7. A method in accordance with claim 6 wherein the step of calculating the preferential position of said crop border includes positioning all of said area of interest within said finished print size.

8. A method in accordance with claim 6 wherein the step of calculating the preferential position of said crop border includes centering said area of interest in said finished print size.

9. A method in accordance with claim 6 wherein steps c) through e) are performed under the control of the photofinisher using a computer program having computer-executable instructions which are carried out automatically on said digital image upon receiving said finished print size from the customer.

10. A method in accordance with claim 9 further comprising the step of making available to the customer a finished print of said digital image in said finished print size.

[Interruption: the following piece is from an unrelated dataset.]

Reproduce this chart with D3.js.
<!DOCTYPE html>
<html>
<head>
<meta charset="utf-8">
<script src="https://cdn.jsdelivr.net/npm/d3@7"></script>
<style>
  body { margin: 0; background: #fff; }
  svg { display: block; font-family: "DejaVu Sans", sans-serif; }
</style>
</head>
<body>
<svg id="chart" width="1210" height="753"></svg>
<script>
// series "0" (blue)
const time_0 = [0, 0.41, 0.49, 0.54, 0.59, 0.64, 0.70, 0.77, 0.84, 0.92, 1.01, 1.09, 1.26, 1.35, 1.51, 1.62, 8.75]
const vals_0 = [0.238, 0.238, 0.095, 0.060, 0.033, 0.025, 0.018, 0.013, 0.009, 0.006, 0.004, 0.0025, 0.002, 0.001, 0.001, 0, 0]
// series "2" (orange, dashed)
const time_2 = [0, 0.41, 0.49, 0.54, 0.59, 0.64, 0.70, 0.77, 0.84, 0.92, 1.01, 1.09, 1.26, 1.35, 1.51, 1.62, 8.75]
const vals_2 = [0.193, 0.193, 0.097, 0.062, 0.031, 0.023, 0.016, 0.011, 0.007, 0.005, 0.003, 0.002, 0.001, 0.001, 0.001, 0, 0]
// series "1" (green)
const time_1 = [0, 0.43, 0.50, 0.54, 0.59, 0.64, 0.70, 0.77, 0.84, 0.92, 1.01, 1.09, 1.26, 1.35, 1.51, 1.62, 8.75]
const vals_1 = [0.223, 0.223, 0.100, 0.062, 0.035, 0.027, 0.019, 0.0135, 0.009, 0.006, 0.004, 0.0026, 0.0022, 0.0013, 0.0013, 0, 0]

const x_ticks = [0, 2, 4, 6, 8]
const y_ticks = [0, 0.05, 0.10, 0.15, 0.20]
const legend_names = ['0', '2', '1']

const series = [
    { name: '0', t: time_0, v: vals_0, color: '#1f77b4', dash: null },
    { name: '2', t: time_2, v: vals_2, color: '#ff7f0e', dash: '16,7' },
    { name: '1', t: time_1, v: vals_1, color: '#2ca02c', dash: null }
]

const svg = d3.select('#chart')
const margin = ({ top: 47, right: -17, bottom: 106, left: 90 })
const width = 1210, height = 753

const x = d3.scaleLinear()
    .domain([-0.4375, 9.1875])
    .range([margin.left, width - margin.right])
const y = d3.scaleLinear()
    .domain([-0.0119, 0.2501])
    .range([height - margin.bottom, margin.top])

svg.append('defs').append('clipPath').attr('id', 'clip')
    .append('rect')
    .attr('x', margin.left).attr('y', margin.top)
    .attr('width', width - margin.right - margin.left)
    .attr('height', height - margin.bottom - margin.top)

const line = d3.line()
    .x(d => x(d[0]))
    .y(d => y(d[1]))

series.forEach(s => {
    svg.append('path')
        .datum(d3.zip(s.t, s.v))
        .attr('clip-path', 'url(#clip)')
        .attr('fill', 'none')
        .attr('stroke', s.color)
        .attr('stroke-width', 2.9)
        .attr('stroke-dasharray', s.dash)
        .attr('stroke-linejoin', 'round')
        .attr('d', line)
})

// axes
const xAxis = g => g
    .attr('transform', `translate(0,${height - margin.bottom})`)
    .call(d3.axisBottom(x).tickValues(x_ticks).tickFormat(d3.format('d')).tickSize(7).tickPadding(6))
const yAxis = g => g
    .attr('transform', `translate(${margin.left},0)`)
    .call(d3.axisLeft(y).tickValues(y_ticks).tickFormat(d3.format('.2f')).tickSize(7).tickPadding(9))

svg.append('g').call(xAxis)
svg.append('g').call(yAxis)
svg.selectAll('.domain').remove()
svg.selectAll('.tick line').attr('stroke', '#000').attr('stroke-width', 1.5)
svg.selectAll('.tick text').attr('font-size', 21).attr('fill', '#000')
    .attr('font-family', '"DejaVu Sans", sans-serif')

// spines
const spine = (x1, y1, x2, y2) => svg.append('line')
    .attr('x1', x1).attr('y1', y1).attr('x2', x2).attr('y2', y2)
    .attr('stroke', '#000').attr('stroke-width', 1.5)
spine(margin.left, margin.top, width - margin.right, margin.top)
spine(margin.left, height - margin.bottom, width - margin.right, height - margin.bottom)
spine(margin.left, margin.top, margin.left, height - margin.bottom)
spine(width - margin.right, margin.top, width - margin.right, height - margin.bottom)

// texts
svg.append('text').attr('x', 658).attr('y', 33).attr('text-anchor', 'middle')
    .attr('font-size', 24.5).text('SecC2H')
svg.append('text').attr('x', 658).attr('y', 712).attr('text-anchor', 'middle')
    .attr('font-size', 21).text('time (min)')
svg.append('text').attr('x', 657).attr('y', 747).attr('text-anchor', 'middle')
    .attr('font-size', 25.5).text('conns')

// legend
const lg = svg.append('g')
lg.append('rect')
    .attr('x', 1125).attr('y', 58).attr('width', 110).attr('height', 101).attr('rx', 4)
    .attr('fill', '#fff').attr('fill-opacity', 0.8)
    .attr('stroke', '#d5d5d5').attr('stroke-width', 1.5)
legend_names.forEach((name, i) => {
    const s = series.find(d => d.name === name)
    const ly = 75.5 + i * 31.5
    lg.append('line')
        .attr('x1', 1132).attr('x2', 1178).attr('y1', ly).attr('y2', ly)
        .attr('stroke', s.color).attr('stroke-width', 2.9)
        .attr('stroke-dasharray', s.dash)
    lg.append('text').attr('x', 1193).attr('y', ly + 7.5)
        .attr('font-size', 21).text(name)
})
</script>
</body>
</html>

11. A method in accordance with claim 9 wherein a finished print is shipped to the customer.

12. A method in accordance with claim 9 wherein a finished print is sent electronically to said customer.

13. A method in accordance with claim 9 wherein a finished print is made available for printing by the customer at a kiosk.

14. Apparatus for automatically resizing a digital image having an area of interest from an initial frame size to a finished frame size, said apparatus comprising a computer program configured for automatically detecting the presence and position of said area of interest in said digital image, and said computer program configured for calculating a preferential position of a crop border based on the detected position of said region of interest.

15. An apparatus in accordance with claim 14 wherein said computer program is configured for cropping said initial frame size with said crop border at said preferential position resulting in said finished frame size.